In the meantime, with 27 ships, Nuno Botelho sailed for Jambi, a place with a lot of pepper and much resorted by the Dutch and English. In any case, the Portuguese morale about taking the fight to the Dutch was very high, unlike several years prior.

==Battle==
At the mouth of the Jambi river, Botelho found three Dutch ships, which he either captured or burned. Continuing upstream he found a large Dutch carrack, which he attacked immediately. This carrack blew up when a cannon-ball ignited its magazine. Then, even further up the river he successfully fired two more Dutch carracks full of pepper. Three weeks later, another Dutch carrack known as the Walcheren, arrived at the mouth of the river on May 5. Botelho promplty attacked this ship too, surrounding it from all sides. The Portuguese quickly boarded the carrack and the Dutch crew quickly fled below decks. The Portuguese then fired upon the ship and withdrew. However, one of their craft became entangled with the Walcheren's prow. Fearing that this ship would be caught by the fire, Nuno Botelho brought up his own jália (small galley-type ship) to assist it, but something exploded in the Dutch ship, which destroyed Botelho's jália. Unfortunaletly, he could not swim and after being thrown to the water, he drowned. According to Manuel Xavier, who wrote an account of these events, the heart of Botelho was still beating when he was rescued, but it was too late and he died soon after in the arms of his chaplain.

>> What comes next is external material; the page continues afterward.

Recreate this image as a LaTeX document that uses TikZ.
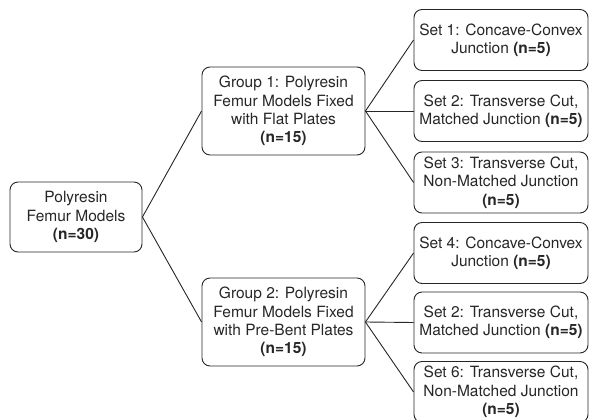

The Portuguese armada then withdrew to Malacca, carrying the body of their fallen commander.

==Aftermath==
The first rumours of Botelho's death did not reach Goa until six months later, but the Portuguese Viceroy dismissed them as being lies made by the Dutch. When the unwelcomed report was confirmed in February 1631, Miguel de Noronha described it as "the worst news possible". A few days later he informed the King of Portugal, "I write this letter ... with tears in my eyes because I'm giving in it news to Your Majesty of the death in India ... of the man who with the cleanest heart and hands was serving your Majesty here." Indeed, Botelho's death was a heavy blow to Portuguese morale.

Nonetheless, the victories achieved by Nuno Álvares Botelho in Hormuz (1625), in Malacca (1629), in Jambi (1630) and his plans to attack Batavia, strongly impressed the Dutch. In their eyes, the Portuguese once again looked like respectable adversaries with whom it was necessary to be careful.